>> start

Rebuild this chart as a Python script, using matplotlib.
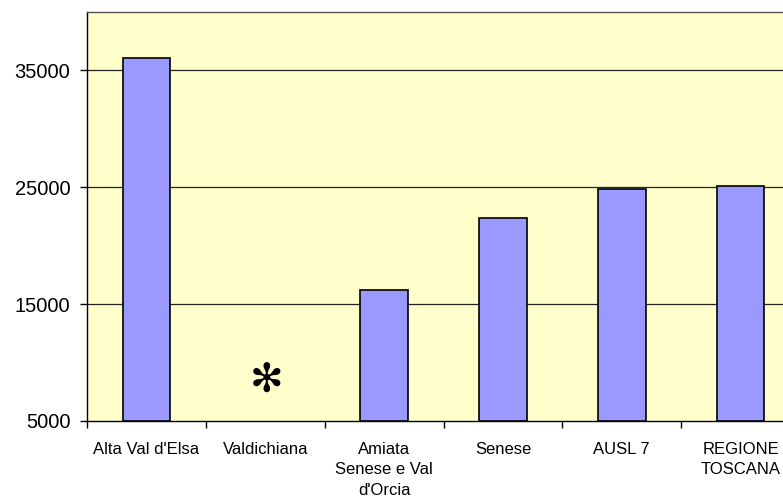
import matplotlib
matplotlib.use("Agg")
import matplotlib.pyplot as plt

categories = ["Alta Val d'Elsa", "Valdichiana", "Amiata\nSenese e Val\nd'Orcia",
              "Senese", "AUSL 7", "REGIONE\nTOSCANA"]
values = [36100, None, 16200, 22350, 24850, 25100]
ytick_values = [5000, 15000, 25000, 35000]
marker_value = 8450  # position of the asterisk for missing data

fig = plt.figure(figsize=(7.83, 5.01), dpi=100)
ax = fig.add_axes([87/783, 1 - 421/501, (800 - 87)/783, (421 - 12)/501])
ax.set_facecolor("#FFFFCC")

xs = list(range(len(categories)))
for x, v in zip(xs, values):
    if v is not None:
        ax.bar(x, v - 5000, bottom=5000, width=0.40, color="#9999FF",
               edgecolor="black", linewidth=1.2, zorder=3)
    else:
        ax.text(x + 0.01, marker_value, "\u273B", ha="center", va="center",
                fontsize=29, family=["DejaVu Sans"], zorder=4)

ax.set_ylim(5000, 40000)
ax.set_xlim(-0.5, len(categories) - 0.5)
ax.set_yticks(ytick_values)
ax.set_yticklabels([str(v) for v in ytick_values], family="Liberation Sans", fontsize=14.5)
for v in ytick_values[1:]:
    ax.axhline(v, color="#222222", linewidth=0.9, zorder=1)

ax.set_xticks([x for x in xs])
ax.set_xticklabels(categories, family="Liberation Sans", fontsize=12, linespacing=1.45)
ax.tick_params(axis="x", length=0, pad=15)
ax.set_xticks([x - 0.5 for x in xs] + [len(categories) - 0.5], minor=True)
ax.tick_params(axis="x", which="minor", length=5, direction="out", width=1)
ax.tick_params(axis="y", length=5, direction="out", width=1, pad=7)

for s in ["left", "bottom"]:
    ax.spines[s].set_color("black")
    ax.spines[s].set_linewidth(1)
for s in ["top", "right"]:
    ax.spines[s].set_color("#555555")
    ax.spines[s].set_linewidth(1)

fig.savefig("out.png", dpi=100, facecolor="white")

>> end

Using the material above, set down every line exactly, but skip the pictures.

Rebuild this chart as a Python script, using matplotlib.
import matplotlib
matplotlib.use("Agg")
import matplotlib.pyplot as plt

categories = ["Alta Val d'Elsa", "Valdichiana", "Amiata\nSenese e Val\nd'Orcia",
              "Senese", "AUSL 7", "REGIONE\nTOSCANA"]
values = [36100, None, 16200, 22350, 24850, 25100]
ytick_values = [5000, 15000, 25000, 35000]
marker_value = 8450  # position of the asterisk for missing data

fig = plt.figure(figsize=(7.83, 5.01), dpi=100)
ax = fig.add_axes([87/783, 1 - 421/501, (800 - 87)/783, (421 - 12)/501])
ax.set_facecolor("#FFFFCC")

xs = list(range(len(categories)))
for x, v in zip(xs, values):
    if v is not None:
        ax.bar(x, v - 5000, bottom=5000, width=0.40, color="#9999FF",
               edgecolor="black", linewidth=1.2, zorder=3)
    else:
        ax.text(x + 0.01, marker_value, "\u273B", ha="center", va="center",
                fontsize=29, family=["DejaVu Sans"], zorder=4)

ax.set_ylim(5000, 40000)
ax.set_xlim(-0.5, len(categories) - 0.5)
ax.set_yticks(ytick_values)
ax.set_yticklabels([str(v) for v in ytick_values], family="Liberation Sans", fontsize=14.5)
for v in ytick_values[1:]:
    ax.axhline(v, color="#222222", linewidth=0.9, zorder=1)

ax.set_xticks([x for x in xs])
ax.set_xticklabels(categories, family="Liberation Sans", fontsize=12, linespacing=1.45)
ax.tick_params(axis="x", length=0, pad=15)
ax.set_xticks([x - 0.5 for x in xs] + [len(categories) - 0.5], minor=True)
ax.tick_params(axis="x", which="minor", length=5, direction="out", width=1)
ax.tick_params(axis="y", length=5, direction="out", width=1, pad=7)

for s in ["left", "bottom"]:
    ax.spines[s].set_color("black")
    ax.spines[s].set_linewidth(1)
for s in ["top", "right"]:
    ax.spines[s].set_color("#555555")
    ax.spines[s].set_linewidth(1)

fig.savefig("out.png", dpi=100, facecolor="white")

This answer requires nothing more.